PROBLEM TO SOLVE
From the records below, please print only the lines from the one containing "Recreate this image" through the one containing "plt.rcParams['mathtext.it'] = 'Liberation", both included. Skip the pictures.
>> begin DATA TO USE
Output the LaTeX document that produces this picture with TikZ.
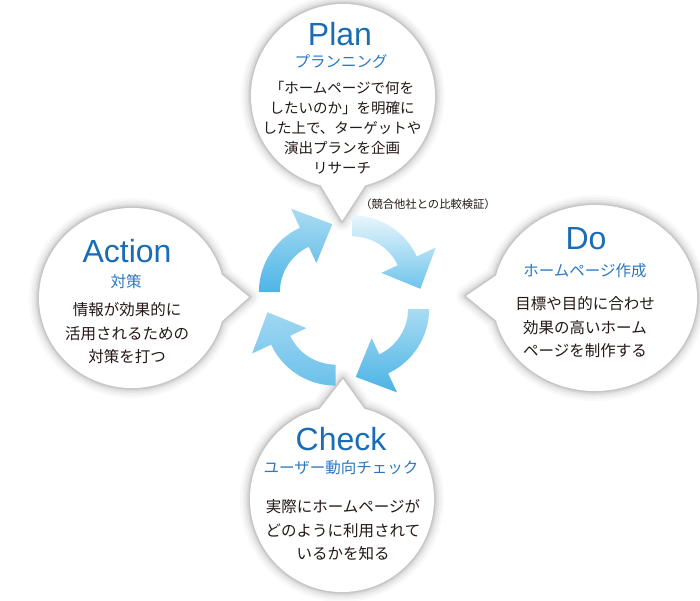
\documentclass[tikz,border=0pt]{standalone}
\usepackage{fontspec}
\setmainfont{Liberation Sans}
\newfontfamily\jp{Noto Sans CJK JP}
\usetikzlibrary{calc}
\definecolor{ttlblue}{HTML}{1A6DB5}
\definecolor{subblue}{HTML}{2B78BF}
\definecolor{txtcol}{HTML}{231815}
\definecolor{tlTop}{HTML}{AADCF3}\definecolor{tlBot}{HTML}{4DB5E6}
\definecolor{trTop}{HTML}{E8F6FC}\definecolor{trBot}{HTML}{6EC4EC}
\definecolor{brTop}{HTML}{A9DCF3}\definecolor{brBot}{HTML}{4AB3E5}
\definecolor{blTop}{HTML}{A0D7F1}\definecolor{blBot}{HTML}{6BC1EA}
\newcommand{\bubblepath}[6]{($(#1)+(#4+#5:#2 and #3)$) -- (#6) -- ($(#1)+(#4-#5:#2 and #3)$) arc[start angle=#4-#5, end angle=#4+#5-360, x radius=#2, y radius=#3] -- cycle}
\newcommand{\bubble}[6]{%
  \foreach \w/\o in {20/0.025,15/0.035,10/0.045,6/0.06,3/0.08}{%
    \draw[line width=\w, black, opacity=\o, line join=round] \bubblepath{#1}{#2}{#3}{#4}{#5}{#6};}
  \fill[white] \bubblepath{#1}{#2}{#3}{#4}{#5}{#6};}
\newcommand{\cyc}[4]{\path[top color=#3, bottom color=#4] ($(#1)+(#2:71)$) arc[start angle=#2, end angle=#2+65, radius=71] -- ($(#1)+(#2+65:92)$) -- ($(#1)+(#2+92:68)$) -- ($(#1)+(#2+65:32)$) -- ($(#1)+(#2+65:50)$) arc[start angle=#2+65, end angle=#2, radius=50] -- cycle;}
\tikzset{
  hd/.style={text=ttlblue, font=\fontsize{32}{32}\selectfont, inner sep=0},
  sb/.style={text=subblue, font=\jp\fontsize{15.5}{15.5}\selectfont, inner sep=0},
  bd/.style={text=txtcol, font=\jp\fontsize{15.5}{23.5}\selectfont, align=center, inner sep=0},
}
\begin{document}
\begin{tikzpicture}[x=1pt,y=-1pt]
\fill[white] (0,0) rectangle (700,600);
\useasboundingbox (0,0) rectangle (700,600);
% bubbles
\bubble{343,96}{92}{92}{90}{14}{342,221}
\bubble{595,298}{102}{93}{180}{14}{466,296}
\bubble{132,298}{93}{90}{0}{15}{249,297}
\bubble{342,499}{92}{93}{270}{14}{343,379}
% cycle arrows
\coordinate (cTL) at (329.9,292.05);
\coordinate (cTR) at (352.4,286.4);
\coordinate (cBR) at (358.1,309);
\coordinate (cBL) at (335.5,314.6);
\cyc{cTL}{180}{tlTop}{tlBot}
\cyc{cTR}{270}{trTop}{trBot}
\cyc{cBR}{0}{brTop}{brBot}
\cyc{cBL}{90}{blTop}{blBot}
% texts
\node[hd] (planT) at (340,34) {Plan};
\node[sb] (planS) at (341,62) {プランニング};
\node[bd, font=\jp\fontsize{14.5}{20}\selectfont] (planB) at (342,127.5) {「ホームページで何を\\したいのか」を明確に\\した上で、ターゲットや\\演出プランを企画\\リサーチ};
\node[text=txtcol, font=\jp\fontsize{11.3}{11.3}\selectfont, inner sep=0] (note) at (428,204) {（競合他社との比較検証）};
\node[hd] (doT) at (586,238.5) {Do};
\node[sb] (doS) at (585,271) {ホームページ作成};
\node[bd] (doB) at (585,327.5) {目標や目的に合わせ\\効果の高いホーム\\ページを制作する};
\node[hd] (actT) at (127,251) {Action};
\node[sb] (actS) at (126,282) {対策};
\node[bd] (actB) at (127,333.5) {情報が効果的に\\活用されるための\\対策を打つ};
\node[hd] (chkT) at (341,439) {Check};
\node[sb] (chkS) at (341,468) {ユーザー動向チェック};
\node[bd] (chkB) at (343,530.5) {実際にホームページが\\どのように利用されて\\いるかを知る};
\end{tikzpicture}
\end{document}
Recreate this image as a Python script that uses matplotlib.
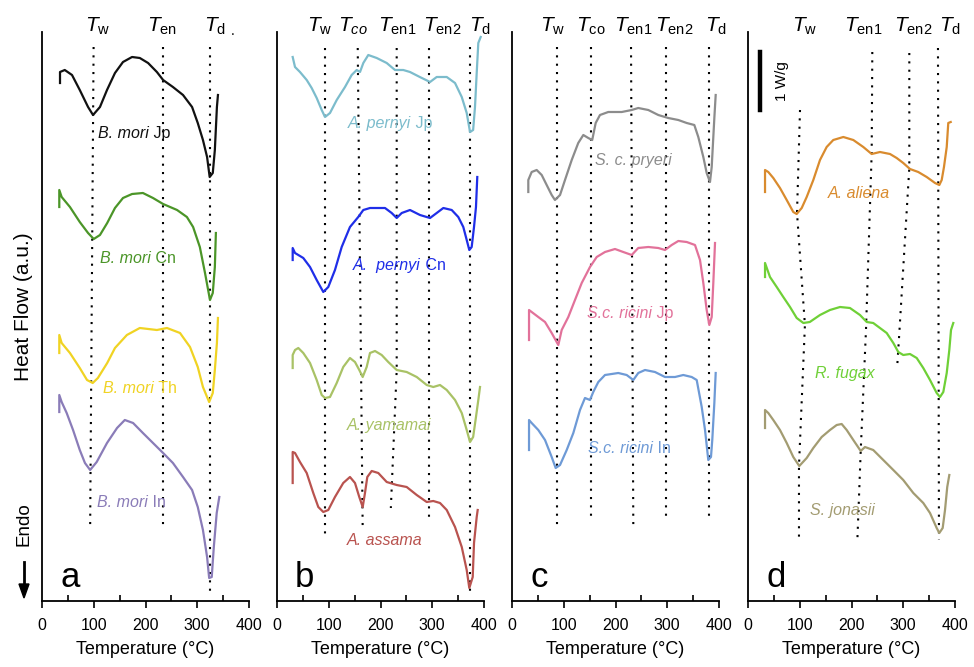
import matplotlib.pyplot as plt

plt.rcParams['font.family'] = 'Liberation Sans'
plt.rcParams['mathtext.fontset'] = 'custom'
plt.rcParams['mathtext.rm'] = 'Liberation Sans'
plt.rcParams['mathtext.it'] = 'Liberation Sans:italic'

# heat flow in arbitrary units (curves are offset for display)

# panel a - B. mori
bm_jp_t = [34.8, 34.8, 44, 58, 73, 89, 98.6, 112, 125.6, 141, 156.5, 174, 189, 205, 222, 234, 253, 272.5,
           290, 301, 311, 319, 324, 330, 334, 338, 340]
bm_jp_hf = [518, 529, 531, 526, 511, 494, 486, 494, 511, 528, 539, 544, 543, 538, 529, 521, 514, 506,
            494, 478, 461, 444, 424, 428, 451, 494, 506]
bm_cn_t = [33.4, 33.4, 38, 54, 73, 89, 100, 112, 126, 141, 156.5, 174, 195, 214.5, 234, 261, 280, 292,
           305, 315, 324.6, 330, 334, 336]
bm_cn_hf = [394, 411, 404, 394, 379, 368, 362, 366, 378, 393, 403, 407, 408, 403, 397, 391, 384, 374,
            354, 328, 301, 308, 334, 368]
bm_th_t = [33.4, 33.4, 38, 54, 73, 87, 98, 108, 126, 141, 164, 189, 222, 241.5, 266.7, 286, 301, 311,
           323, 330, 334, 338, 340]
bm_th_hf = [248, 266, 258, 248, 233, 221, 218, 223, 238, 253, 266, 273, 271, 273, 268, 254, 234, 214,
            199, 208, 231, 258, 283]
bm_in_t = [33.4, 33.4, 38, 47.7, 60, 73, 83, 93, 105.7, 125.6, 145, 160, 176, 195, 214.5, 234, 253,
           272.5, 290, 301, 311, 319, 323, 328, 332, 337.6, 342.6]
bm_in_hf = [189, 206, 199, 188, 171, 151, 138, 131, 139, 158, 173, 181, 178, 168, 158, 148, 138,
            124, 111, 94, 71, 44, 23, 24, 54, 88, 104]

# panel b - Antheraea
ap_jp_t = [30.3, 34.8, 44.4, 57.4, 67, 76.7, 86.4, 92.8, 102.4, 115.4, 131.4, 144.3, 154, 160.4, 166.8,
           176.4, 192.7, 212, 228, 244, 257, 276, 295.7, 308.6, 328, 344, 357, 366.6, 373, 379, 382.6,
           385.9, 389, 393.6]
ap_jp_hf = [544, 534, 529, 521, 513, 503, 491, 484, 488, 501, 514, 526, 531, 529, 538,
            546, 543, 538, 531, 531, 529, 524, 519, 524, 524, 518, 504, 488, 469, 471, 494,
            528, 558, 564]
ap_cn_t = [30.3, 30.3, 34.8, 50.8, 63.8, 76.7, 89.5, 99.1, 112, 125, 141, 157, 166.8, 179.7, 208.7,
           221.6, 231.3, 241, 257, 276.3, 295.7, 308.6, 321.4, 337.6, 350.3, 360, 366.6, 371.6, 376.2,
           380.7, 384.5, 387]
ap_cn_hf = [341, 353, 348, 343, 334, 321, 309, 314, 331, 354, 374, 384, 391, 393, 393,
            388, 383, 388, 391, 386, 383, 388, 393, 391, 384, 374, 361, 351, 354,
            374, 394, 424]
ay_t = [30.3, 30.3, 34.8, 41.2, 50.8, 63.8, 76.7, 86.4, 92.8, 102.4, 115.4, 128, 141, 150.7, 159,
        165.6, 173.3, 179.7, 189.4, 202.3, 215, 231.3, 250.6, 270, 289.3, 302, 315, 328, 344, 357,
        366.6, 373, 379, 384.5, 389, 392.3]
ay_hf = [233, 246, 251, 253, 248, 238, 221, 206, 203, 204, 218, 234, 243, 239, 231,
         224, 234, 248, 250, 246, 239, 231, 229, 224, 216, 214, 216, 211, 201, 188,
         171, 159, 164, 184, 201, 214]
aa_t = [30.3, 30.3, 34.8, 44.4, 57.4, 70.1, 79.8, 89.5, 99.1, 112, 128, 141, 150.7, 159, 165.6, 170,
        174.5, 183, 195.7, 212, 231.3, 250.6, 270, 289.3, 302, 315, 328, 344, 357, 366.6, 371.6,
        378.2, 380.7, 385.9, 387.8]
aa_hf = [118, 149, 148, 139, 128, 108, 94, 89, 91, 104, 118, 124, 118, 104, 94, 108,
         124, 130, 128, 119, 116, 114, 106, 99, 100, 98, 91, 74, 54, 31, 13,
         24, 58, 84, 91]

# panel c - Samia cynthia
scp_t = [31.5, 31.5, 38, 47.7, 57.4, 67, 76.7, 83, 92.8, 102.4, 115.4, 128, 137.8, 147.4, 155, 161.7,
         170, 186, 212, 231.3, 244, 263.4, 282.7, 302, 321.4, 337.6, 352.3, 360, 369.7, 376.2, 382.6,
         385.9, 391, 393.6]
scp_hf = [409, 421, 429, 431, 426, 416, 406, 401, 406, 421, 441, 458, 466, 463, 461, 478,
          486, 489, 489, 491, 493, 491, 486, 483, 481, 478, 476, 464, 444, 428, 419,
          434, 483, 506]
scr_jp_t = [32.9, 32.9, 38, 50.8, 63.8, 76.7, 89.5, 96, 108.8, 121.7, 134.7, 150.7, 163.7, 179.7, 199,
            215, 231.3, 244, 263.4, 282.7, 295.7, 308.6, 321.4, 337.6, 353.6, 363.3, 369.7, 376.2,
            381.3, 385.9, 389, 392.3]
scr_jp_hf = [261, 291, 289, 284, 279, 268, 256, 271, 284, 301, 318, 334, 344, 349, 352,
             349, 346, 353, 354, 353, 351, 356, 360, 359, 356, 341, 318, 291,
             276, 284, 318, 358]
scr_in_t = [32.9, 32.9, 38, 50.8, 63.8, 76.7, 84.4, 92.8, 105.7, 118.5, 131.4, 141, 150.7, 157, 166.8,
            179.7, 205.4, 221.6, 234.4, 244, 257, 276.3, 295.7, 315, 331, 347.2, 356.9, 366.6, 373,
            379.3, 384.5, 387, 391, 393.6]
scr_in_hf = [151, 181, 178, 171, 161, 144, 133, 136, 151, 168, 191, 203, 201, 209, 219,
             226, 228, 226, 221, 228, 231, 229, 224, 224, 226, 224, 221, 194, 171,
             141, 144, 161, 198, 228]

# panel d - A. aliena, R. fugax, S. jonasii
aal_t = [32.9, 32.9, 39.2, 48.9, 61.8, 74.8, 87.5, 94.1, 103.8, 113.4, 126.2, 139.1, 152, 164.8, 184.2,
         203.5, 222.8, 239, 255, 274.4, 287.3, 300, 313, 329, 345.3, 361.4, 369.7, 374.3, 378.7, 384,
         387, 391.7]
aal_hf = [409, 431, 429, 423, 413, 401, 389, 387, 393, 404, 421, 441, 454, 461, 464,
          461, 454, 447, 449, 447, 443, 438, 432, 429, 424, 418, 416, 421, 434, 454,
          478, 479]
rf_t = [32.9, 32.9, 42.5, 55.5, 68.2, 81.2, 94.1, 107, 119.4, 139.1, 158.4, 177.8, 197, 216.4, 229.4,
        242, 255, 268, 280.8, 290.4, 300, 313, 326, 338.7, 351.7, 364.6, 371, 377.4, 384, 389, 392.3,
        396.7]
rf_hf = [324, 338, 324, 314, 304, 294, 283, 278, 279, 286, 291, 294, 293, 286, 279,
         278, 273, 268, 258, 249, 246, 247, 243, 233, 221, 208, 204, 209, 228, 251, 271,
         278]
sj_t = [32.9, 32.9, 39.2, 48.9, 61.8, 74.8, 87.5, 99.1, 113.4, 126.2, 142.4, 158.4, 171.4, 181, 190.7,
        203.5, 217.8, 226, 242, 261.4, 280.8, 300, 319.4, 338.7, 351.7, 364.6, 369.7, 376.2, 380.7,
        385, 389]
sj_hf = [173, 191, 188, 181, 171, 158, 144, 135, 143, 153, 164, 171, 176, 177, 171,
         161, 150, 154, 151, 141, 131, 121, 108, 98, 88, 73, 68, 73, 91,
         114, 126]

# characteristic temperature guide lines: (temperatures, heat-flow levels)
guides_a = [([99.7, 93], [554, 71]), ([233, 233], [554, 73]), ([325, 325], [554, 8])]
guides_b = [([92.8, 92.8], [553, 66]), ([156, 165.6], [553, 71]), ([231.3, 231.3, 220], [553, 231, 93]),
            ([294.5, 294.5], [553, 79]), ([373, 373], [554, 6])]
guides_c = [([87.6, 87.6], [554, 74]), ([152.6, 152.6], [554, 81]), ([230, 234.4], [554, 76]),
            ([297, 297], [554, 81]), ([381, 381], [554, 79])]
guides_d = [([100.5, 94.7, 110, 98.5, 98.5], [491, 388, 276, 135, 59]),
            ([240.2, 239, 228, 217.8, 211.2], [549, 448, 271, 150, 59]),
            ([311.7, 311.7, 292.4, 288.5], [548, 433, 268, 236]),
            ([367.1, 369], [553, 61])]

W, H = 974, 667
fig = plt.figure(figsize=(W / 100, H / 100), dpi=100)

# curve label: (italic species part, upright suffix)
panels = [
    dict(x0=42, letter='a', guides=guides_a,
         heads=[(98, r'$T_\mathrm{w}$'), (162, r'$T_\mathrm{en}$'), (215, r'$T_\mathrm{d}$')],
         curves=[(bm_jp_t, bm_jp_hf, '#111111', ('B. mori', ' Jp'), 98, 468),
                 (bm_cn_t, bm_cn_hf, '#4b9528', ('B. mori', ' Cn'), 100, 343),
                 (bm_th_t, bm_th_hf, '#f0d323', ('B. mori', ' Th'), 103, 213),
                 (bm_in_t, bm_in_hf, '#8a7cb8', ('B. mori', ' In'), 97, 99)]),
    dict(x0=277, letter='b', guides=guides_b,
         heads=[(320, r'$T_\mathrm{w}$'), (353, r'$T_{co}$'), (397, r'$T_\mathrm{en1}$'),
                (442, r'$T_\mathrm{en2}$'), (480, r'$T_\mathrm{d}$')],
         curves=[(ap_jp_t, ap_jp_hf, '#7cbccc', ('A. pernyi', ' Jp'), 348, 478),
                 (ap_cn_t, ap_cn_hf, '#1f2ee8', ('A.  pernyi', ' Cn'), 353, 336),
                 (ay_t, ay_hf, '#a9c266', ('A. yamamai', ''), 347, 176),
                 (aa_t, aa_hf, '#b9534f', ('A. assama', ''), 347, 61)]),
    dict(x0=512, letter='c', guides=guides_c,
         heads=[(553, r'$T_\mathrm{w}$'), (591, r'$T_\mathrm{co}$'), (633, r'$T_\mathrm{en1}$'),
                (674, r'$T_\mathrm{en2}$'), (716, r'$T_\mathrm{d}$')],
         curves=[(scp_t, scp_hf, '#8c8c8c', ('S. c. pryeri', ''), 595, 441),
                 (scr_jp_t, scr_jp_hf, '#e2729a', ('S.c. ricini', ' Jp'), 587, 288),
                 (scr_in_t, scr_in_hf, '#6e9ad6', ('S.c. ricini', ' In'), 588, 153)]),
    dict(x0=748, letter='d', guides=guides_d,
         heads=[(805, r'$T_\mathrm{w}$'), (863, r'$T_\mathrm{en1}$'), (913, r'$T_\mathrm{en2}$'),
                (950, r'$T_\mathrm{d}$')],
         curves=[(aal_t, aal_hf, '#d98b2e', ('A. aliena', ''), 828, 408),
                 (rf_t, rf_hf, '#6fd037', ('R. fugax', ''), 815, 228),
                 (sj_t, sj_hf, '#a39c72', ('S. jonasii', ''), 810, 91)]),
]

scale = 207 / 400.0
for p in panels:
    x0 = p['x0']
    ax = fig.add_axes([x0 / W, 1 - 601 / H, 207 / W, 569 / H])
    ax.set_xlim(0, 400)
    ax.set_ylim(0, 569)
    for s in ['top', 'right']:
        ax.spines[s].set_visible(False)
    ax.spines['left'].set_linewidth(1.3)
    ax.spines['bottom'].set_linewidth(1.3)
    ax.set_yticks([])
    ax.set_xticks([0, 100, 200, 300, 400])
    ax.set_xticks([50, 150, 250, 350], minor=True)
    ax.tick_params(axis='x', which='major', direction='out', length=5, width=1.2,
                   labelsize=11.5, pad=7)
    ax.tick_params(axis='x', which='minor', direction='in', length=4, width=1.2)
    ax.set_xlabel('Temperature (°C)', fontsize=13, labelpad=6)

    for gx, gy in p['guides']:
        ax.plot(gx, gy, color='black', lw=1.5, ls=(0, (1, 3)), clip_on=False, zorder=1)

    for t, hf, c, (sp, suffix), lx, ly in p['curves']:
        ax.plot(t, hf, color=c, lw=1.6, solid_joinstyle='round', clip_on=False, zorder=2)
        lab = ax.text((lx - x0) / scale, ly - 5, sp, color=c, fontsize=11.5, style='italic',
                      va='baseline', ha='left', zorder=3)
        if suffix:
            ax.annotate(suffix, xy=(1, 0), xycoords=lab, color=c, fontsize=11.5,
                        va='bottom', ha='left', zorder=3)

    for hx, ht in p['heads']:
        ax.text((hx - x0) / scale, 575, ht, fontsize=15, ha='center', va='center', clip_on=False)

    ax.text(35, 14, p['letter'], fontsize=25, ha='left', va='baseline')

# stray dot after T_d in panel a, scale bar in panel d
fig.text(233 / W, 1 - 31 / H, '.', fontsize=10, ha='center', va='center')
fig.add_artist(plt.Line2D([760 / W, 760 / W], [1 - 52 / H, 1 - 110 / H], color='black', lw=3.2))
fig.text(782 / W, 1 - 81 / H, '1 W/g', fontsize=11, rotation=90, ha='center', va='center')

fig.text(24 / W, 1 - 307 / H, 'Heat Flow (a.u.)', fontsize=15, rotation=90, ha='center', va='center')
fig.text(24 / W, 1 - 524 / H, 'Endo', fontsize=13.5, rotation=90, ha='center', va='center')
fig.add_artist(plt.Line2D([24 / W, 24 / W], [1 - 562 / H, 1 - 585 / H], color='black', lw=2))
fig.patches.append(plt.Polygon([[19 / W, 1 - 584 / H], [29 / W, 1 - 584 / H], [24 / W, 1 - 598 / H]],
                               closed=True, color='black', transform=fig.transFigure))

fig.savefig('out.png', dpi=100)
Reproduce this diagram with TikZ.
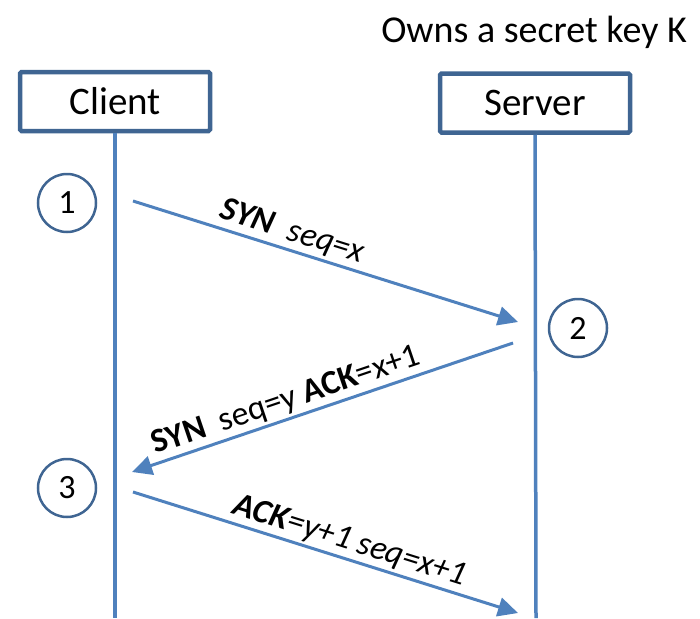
>> end DATA TO USE
CORRECT RESPONSE
Recreate this image as a Python script that uses matplotlib.
import matplotlib.pyplot as plt

plt.rcParams['font.family'] = 'Liberation Sans'
plt.rcParams['mathtext.fontset'] = 'custom'
plt.rcParams['mathtext.rm'] = 'Liberation Sans'
plt.rcParams['mathtext.it'] = 'Liberation Sans:italic'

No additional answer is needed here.